La FHP compte environ 1 000 établissements dans 90 départements. Neuf millions de patients y sont pris en charge chaque année, dont trois millions aux urgences. "Nous prenons en charge 35% des besoins de santé sur le territoire avec 18% des budgets de l'Assurance maladie. Si l'hôpital public avait ces mêmes ratios, la Sécurité sociale ne serait pas en déficit", a souligné le président de la FHP, avant de poursuivre : "Nos tarifs sont 30% moins chers que dans le public. Au lieu de nous stigmatiser, on pourrait nous encourager, cela ferait faire des économies à la Sécu."

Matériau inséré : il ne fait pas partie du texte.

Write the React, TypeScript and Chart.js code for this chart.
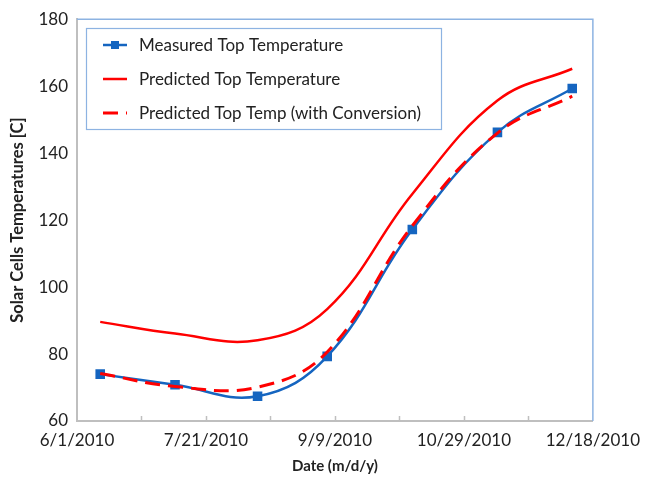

Arrêt total de l'activité les 3, 4 et 5 juin
Face à "cette différence d'équité et d'égalité" entre public et privé, la FHP annonce un "arrêt total de l'activité" de l'ensemble de ses établissements les 3, 4 et 5 juin prochains. Tous les services, y compris les urgences, seront fermés. Seules les dialyses seront assurées. La grève se poursuivra jusqu'au 9 juin pour les urgences et la permanence des soins. "Le mouvement est reconductible et il durera le temps qu'il faudra", a prévenu Lamine Garbi. "Là, le Gouvernement va peut-être comprendre que nous sommes essentiels", a-t-il tonné.

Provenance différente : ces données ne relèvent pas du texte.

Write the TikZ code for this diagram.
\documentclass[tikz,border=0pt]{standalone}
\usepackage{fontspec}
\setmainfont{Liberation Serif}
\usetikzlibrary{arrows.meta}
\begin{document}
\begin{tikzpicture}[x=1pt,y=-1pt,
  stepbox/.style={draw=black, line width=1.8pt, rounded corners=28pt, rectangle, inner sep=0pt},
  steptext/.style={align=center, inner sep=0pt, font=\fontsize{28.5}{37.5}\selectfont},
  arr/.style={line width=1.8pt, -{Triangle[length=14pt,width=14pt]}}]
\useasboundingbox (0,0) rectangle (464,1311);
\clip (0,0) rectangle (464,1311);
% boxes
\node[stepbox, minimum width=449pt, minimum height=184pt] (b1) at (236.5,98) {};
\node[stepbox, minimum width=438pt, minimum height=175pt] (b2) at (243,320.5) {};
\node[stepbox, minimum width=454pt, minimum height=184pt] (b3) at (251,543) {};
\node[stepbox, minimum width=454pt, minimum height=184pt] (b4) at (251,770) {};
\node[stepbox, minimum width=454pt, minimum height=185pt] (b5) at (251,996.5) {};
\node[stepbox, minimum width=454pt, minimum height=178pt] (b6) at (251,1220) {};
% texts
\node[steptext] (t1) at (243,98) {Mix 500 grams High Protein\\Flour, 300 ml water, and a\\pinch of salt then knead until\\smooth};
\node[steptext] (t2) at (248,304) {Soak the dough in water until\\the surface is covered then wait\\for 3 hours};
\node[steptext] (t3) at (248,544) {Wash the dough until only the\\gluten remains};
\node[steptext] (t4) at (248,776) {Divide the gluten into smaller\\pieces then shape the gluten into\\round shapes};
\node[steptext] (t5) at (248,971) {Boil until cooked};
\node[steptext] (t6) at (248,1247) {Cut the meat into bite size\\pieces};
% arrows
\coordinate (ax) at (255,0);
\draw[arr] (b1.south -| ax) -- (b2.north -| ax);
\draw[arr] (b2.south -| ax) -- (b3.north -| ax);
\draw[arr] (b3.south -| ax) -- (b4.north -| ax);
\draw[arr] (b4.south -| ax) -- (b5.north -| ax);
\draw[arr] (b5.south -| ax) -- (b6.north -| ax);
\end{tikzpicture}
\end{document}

A compter de mi-mai, les opérations seront donc déprogrammées. Les urgences sont transférées dès le 1er juin. "C'est insupportable d'en arriver à cela. Les médecins sont là pour soigner et pas pour faire des mouvements sociaux. Nous sommes dans une situation très difficile. Cela va être dramatique", a déploré le Dr Cuq.

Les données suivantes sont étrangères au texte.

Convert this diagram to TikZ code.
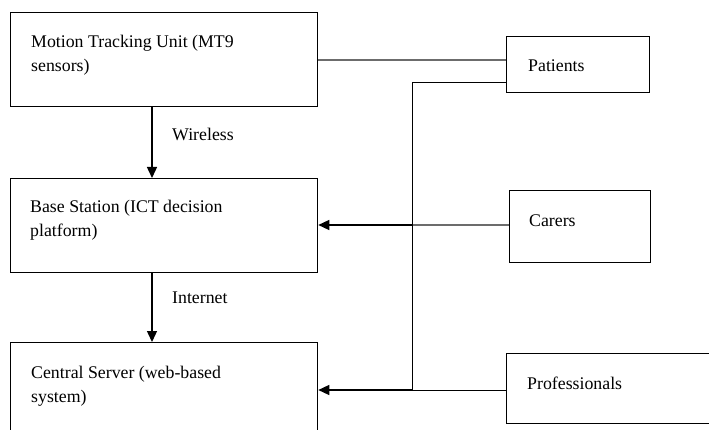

"Cabinets de ville solidaires"
"Les médecins libéraux soutiennent ce mouvement. Nous allons appeler à la fermeture des cabinets à partir du 3 juin. La situation est gravissime. Nous n'avons aucun état d'âme à dire d'arrêter. Des établissements risquent de fermer à cause de l'incurie de ce Gouvernement", s'est emporté le Dr Marty. "Les cabinets de villes seront solidaires. Nous ne pouvons pas travailler sans les établissements privés. Le problème c'est que le ministre est issu de l'hôpital public en tant qu'ancien dirigeant de la FHF. Cette différence de traitement est invraisemblable. Nous allons nous mobiliser, nous ne pouvons faire autrement", a abondé la Dre Bauer. "Une telle différence tarifaire va mettre à mal la santé de la population et va conduire à des choix d'activité, plus que d'autres", a estimé pour sa part le Dr Devulder, également "solidaire du mouvement".
Pour mettre fin à sa grève, la FHP réclame 500 millions d'euros supplémentaires, pour bénéficier d'une hausse de budget équivalente à celle allouée aux hôpitaux publics. Une rallonge qui serait puisée dans des enveloppes déjà prévues par la loi de financement de la Sécurité sociale pour 2024, ce qui éviterait un Ondam rectificatif. Ainsi, 200 millions d'euros seraient issus des Migac (missions d’intérêt général et d’aides à la contractualisation) "non fléchées" et 321 millions d'euros proviendraient de la somme allouée à la permanence des soins en établissements de santé (PDSES).
Sans cette rallonge budgétaire, la FHP prévient qu'aucune hausse de salaire ne pourra être envisageable. "Ça n'est pas acceptable alors que de l'autre côté de la rue il y a du dumping social. L'hospitalisation est le seul secteur où le public paye mieux que le privé", a pointé Lamine Garbi. "Il n'y a aucune différence de travail entre les infirmières du public et du privé", a rappelé Philippe Cuq. "Ces demandes d'augmentation tarifaires ne sont pas centrées que sur les médecins", a pointé le Dr Gasser.